The president of the 'corrida' sits in the 10th Tendido. The Royal Box is of outstanding design, with its Mudéjar architecture, a complete bathroom and a lift. Opposite to the Royal Box, in the covered grandstand roof, is the clock. The bullring has five gates, plus three more called "toriles", from where the bulls enter the arena. The gate of the "cuadrillas", between "tendidos" 3 and 4, has access to the horse yard. Inside this door, the "paseíllo" starts and the "picadores" (those who pierce the bull with the lance) come out from here to the arena ("suerte de varas"). The dragging gate, that leads to the skinning room, is between "tendidos" 1 and 2. The famous "Puerta Grande" (Big Gate), also called the Gate of Madrid, is between "tendidos" 7 and 8. Going out through this door, especially during the Fiesta of San Isidro, is every bullfighter's ambition.

There are also a chapel and a small infirmary with two operating rooms.

==Other uses==

===Cultural visits===
Las Ventas bullring is open all year for cultural visits under the name of Las Ventas Tour.
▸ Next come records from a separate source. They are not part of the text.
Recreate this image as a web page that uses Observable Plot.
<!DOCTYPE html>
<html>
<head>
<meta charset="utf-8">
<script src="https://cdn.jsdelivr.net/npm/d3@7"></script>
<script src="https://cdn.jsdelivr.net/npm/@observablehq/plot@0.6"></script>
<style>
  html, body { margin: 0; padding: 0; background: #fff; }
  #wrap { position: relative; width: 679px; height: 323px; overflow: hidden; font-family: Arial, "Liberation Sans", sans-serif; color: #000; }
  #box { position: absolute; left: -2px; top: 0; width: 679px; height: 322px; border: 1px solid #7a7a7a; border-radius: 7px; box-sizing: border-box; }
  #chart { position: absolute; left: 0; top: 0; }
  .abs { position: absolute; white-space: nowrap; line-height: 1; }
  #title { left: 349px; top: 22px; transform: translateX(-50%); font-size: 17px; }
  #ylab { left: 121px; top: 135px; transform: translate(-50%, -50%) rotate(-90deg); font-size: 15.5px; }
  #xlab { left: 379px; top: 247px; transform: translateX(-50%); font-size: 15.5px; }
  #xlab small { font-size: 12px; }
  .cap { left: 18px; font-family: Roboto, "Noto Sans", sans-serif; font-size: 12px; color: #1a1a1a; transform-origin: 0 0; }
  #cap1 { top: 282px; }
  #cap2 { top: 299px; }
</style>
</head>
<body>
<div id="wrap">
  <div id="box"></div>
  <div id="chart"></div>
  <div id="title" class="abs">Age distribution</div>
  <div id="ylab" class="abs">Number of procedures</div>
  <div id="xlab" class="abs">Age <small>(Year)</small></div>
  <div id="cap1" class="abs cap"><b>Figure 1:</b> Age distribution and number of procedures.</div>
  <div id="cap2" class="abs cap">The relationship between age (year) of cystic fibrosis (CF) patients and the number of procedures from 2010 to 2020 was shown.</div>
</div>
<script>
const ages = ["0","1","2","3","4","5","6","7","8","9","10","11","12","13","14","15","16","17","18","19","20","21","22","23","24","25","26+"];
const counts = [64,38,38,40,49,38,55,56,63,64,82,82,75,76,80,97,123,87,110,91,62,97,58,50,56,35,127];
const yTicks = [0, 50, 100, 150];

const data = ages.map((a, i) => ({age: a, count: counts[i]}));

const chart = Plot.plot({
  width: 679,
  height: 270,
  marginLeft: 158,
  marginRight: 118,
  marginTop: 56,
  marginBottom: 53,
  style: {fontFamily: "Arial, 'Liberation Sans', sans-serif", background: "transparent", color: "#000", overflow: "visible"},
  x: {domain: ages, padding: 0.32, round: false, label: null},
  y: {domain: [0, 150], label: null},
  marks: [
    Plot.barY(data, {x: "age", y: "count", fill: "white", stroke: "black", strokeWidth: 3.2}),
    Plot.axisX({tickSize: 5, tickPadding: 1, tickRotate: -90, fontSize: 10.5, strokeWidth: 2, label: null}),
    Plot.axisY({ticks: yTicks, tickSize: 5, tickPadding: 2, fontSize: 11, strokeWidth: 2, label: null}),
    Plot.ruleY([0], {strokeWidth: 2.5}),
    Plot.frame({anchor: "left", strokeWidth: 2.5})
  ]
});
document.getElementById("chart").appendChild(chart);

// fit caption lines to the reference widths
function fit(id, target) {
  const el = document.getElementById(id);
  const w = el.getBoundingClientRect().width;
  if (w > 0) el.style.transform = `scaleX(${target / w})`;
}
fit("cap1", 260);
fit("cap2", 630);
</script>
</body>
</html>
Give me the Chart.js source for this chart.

The tour includes an audioguide translated into 10 languages and the visit to the bullring and its bullfighting museum.

===Concerts===
The Beatles performed here on July 2, 1965. In 1991, Diana Ross performed at Las Ventas for her Here and Now World Tour 1991-92. On July 15, 1993 Depeche Mode performed here during their Devotional Tour. During 1996, Australian rock band AC/DC performed at the bullring for their Ballbreaker World Tour, recording the performance for their concert video, No Bull. In the summer of 2003, Radiohead played a concert at Las Ventas, their only stop in Spain that year. In 2009, Kylie Minogue performed there as part of her KylieX2008 tour, and on October 28, 2011, Coldplay performed at Las Ventas during the American Express Unstaged music series.

===Red Bull X Fighters===
The venue has also hosted the Red Bull X Fighters FMX since 2002.

===Tennis===
In 2008, the arena was converted into a tennis clay court and the Spanish Davis Cup Team, led by Rafael Nadal, played their semifinal against the United States, and won it in front of their home crowd.

===Theatre===
Since 2014, the venue can be set up as a theatre, under the name Gran Teatro Ruedo Las Ventas, with a capacity of 858 seats.